1 La réduction de la classe ouvrière (au sens strictement industriel), loin de marquer le déclin de sa centralité, comme le prétendent les opportunistes anciens et nouveaux, est un symptôme de la diminution du temps de travail nécessaire à la production et à la reproduction des conditions matérielles de la vie des hommes. Ainsi, elle fait du renversement de sa condition sociale un enjeu encore plus central, une pierre de touche et une synthèse de la transformation que porte en elle la société bourgeoise. Et puisque le renversement de la condition sociale de la classe ouvrière ne peut être que le fruit d’un mouvement de la classe ouvrière elle-même, cela confirme aussi sa centralité politique et révolutionnaire.
2 Un des fils conducteurs qui anime notre revue est de placer au cœur la nécessité de l’organisation communiste au sein de la métropole impérialiste. Aujourd’hui, la gauche prolétarienne est faible, non parce qu’elle est divisée, mais elle est divisée parce que socialement et politiquement faible. Construire l’organisation des communistes impose à toute la gauche prolétarienne un saut qualitatif décisif. Dans les conditions actuelles, l’infantilisme et le conformisme qui dominent sont évidents… Pourtant, nous pensons que l’organisation ne tombe pas du ciel, mais qu’elle est un processus d’expérimentation et d’accumulation de forces et d’expériences nécessairement diversifiées.
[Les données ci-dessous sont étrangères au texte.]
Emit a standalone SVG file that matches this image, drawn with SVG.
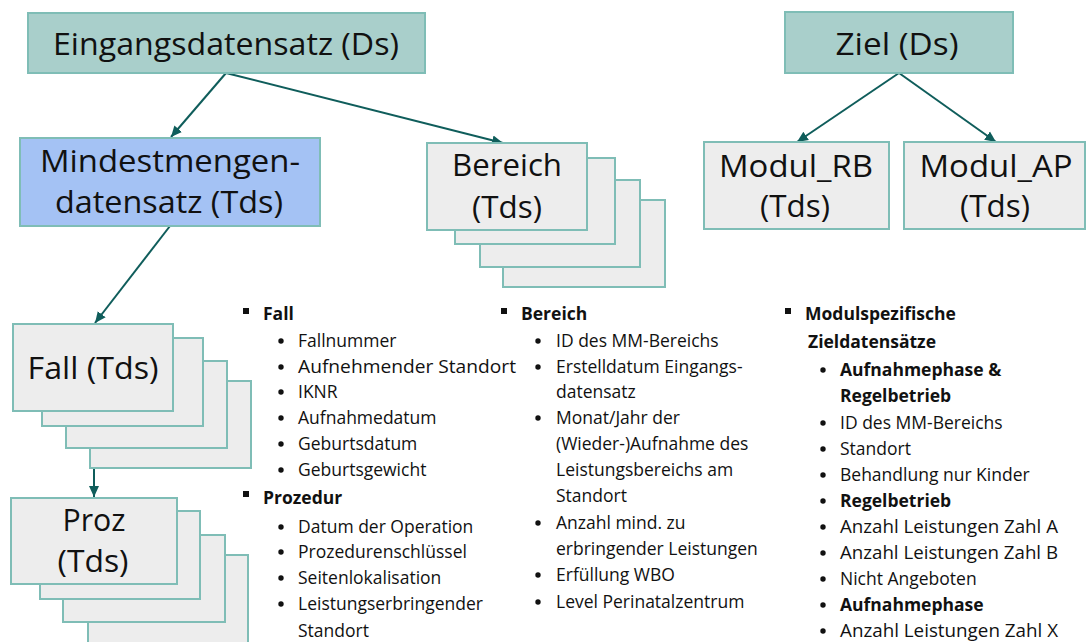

3 La phobie qui anime les classes dominantes françaises contre l’islam doit être comprise en ce sens : d’un côté, on criminalise une portion importante de ce même prolétariat métropolitain, de l’autre, on fabrique du consentement à travers la vieille mais toujours actuelle « guerre entre pauvres », en défendant une partie contre une autre…
4 De cette vision, on en est arrivé aujourd’hui à décomposer jusqu’à faire évaporer le prolétariat et le mouvement ouvrier lui-même, en présentant la lutte comme un ensemble de catégories différentes qui deviennent révolutionnaires par tautologie, en suivant les subdivisions les plus disparates.